Кучум - страница 24
– Да куда мне ее дружбу засунуть? – продолжал кипятиться Иван Васильевич. – Дружбу со мной все государи, окромя польского, водят. Папа римский и то легатов своих шлет, тоже в дружбе уверяет. Так что, мне теперь жениться на нем, что ли?
– Королеве сообщили, что у царя уже есть жена, – попытался сделать свой выпад Сильверст.
– Кто есть? Кто у меня есть? – Иван Васильевич низко наклонился к лицу посла, и запах лука, чеснока и еще чего-то отвратительного становился невыносим. – Померли они… – царь попытался сделать скорбное выражение. – Так и передай королеве – померли! Отравлены были врагами-недругами. А те, кого за жен считают, то девки мои спальничные. Девки, и все тут, – лицо его, так и не приняв соответствующего выражения скорби, теперь выражало похотливую усмешку. – Ты коль мужик, то понимать должен. Мало ли кто при дворе моем живет. Всех их женами, что ль, называть?
– Я не знаю, – Сильверст развел руками, – но королева не уполномочила меня говорить о женитьбе.
– Ну и не говори, коль сказать нечего, – царь вдруг резко оборвал разговор, и по всему было видно, как он устал. Верно, какая-то давняя болезнь давно подтачивала его, и лишь недюжинное здоровье противилось ей, выдерживая и крутой царский нрав, и многочисленные неумеренности.
Даниил Сильверст поспешил подняться, поняв, что прием окончен, и прошептал про себя молитву, благодаря Бога за мирное окончание встречи с московским царем.
– Завтра чтоб на площади был, – напомнил царь ему уже в спину.
Тяжело ступая и не выпуская посох из рук, Иван Васильевич направился по внутреннему переходу в свои покои. Он не переставал размышлять о притворстве английской королевы, которая, с одной стороны, добивалась его расположения, заискивала, посылая ласковые письма, ища выгоды для своих купцов, скупавших русские товары по самым низким ценам и вывозивших их в Англию без всякой пошлины, но когда зашла речь о том, чтоб объединить два могучих государства и установить владычество на море и на суше, то тут она делала вид, будто не понимает, о чем речь.
«Вот славно было бы, если бы мы хвост поприжали разным там свеям, немцам и прочим замухрыжистым государям, что носы наружу повысовывали. Тут бы, глядишь, и султан турецкий присмирел, не то что паны польские…» После смерти давнего своего врага – польского короля Сигизмунда – Иван Васильевич очень надеялся, что сумеет окончательно закрепиться в Ливонии, получив долгожданный выход к морю, и сможет сам вести торговлю со всеми странами, не особо дожидаясь, пока английские или датские купцы приплывут для закупки товара по дешевым ценам, предлагая собственные втридорога.

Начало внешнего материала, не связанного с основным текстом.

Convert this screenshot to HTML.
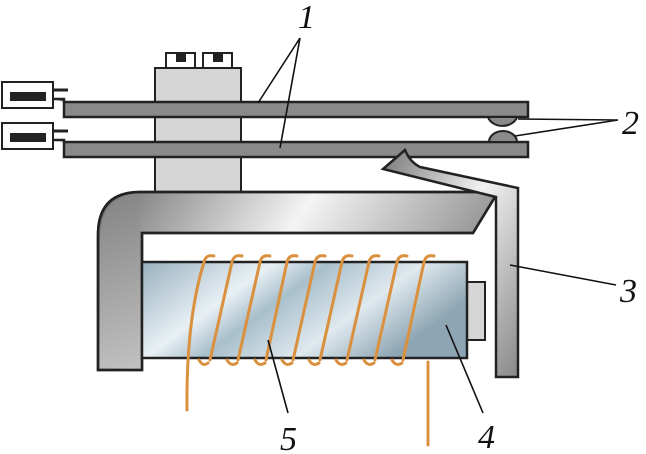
<!DOCTYPE html>
<html><head><meta charset="utf-8"><style>
html,body{margin:0;padding:0;background:#fff;width:646px;height:454px;overflow:hidden}
svg text{font-family:"Liberation Serif",serif;font-style:italic;font-size:34px;fill:#111}
</style></head><body>
<svg width="646" height="454" viewBox="0 0 646 454" xmlns="http://www.w3.org/2000/svg">
<defs>
<linearGradient id="yk" x1="0" y1="0" x2="1" y2="0.3">
<stop offset="0" stop-color="#6e6e6e"/><stop offset="0.5" stop-color="#f4f4f4"/><stop offset="1" stop-color="#8a8a8a"/></linearGradient>
<linearGradient id="yv" x1="0" y1="0" x2="0" y2="1">
<stop offset="0" stop-color="#888"/><stop offset="1" stop-color="#bdbdbd"/></linearGradient>
<linearGradient id="core" x1="0" y1="0" x2="1" y2="0.4">
<stop offset="0" stop-color="#98b0bf"/><stop offset="0.35" stop-color="#e8f0f4"/><stop offset="0.5" stop-color="#a8bfcc"/><stop offset="0.75" stop-color="#dfe9ee"/><stop offset="1" stop-color="#8ea6b4"/></linearGradient>
<linearGradient id="arm" x1="0" y1="0" x2="1" y2="1">
<stop offset="0" stop-color="#777"/><stop offset="0.45" stop-color="#f2f2f2"/><stop offset="1" stop-color="#888"/></linearGradient>
</defs>
<!-- block -->
<rect x="155" y="68" width="86" height="124" fill="#d6d6d6" stroke="#222" stroke-width="2"/>
<rect x="166" y="53" width="29" height="15" fill="#fff" stroke="#222" stroke-width="2"/>
<rect x="176" y="54" width="10" height="8" fill="#222"/>
<rect x="203" y="53" width="29" height="15" fill="#fff" stroke="#222" stroke-width="2"/>
<rect x="213" y="54" width="10" height="8" fill="#222"/>
<!-- connectors -->
<rect x="2" y="82" width="51" height="26" fill="#fff" stroke="#222" stroke-width="2"/>
<rect x="10" y="92" width="36" height="9" fill="#222"/>
<line x1="53" y1="90" x2="68" y2="90" stroke="#222" stroke-width="3"/>
<rect x="2" y="123" width="51" height="26" fill="#fff" stroke="#222" stroke-width="2"/>
<rect x="10" y="133" width="36" height="9" fill="#222"/>
<line x1="53" y1="131" x2="68" y2="131" stroke="#222" stroke-width="3"/>
<!-- bars -->
<path d="M53,99 H64 V102 H528 V117 H64 V102" fill="#8a8a8a" stroke="#222" stroke-width="2.5"/>
<path d="M53,140 H64 V142 H528 V157 H64 V142" fill="#8a8a8a" stroke="#222" stroke-width="2.5"/>
<!-- contacts -->
<path d="M488,117 A15,12 0 0 0 517,117 Z" fill="#8a8a8a" stroke="#222" stroke-width="2"/>
<path d="M489,142 A14,11 0 0 1 517,142 Z" fill="#8a8a8a" stroke="#222" stroke-width="2"/>
<!-- yoke -->
<path d="M98,370 V235 Q98,192 140,192 H498 L473,233 H142 V370 Z" fill="url(#yk)" stroke="#222" stroke-width="2.5"/>
<path d="M100,240 Q100,195 140,194 L140,368 L100,368 Z" fill="url(#yv)" opacity="0.8"/>
<path d="M98,370 V235 Q98,192 140,192 H498 L473,233 H142 V370 Z" fill="none" stroke="#222" stroke-width="2.5"/>
<!-- armature -->
<path d="M405,150 Q410,162 420,167 L518,188 V377 H496 V197 L383,169 Z" fill="url(#arm)" stroke="#222" stroke-width="2.5"/>
<!-- core -->
<rect x="467" y="282" width="18" height="58" fill="#d6d6d6" stroke="#222" stroke-width="2"/>
<rect x="142" y="262" width="325" height="96" fill="url(#core)" stroke="#222" stroke-width="2.5"/>
<!-- coil -->
<g fill="none" stroke="#d9913f" stroke-width="3" stroke-linecap="round">
<path d="M187,410 Q186,320 204,262 Q206,254 214,256"/>
<path d="M208,363 Q203,367 199,360"/>
<path d="M210,360 L232,262 Q234,254 242,256"/>
<path d="M237,363 Q231,367 227,360"/>
<path d="M238,360 L260,262 Q262,254 270,256"/>
<path d="M265,363 Q259,367 255,360"/>
<path d="M266,360 L287,262 Q289,254 297,256"/>
<path d="M292,363 Q286,367 282,360"/>
<path d="M293,360 L315,262 Q317,254 325,256"/>
<path d="M319,363 Q313,367 309,360"/>
<path d="M320,360 L342,262 Q344,254 352,256"/>
<path d="M346,363 Q340,367 336,360"/>
<path d="M347,360 L369,262 Q371,254 379,256"/>
<path d="M374,363 Q368,367 364,360"/>
<path d="M375,360 L397,262 Q399,254 407,256"/>
<path d="M402,363 Q396,367 392,360"/>
<path d="M403,360 L424,262 Q426,254 434,256"/>
<path d="M428,362 V445"/>
</g>
<!-- leaders -->
<g stroke="#111" stroke-width="1.6" fill="none">
<path d="M300,38 L258,103 M300,38 L280,148"/>
<path d="M618,120 L518,119 M618,120 L515,136"/>
<path d="M510,265 L616,285"/>
<path d="M446,325 L483,413"/>
<path d="M268,340 L288,413"/>
</g>
<text x="298" y="28">1</text>
<text x="622" y="134">2</text>
<text x="620" y="302">3</text>
<text x="478" y="448">4</text>
<text x="280" y="450">5</text>
</svg>
</body></html>
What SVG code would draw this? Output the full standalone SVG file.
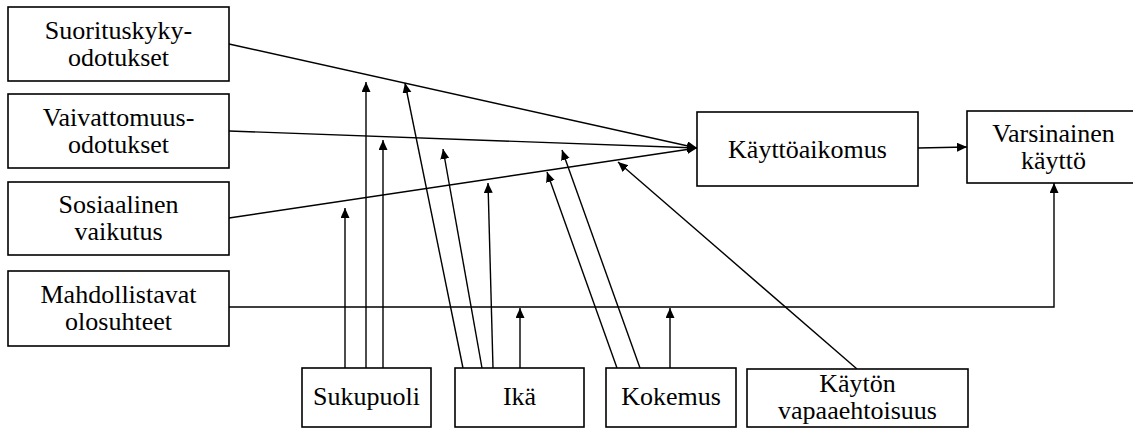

Погруженный в раздумье, он не заметил, как из боковых покоев вышла Анна Васильчикова, что уже долгое время жила при дворе. Она была взята царем после ссылки в монастырь ее предшественницы, тоже Анны, из рода Колтовских. Царю намекнули, будто родственники ее задумали извести царя чародейством, и Анна дала на то согласие. Не раздумывая, Иван Васильевич приказал отправить ее в дальний монастырь, а всех близких родичей лишить жизни, забрав в казну их имущество. Нынешняя сожительница его, поскольку обвенчаться с ней, если бы даже захотел, царь не мог из-за несогласия церкви, которая признала лишь первых трех его жен, ныне покойных. И все же с оговорками дала согласие на четвертый брак. Но жениться на сей раз не желал и сам Иван Васильевич. Увидев раз Анну Васильчикову, которая и жила сейчас при дворе, он повелел слугам доставить ее к нему и легко сломил сопротивление неопытной девушки. Его даже забавляла ее стыдливость и неопытность, делая привлекательной, желанной. Стройное молодое тело возбуждало желание, а слезы делали страсть еще более сильной. Но слишком юна была Анна Васильчикова, и даже красота ее: волосы цвета спелой ржи, голубые глаза, щеки с детской припухлостью, умение петь – ничто не могло завлечь, удержать царя на долгий срок.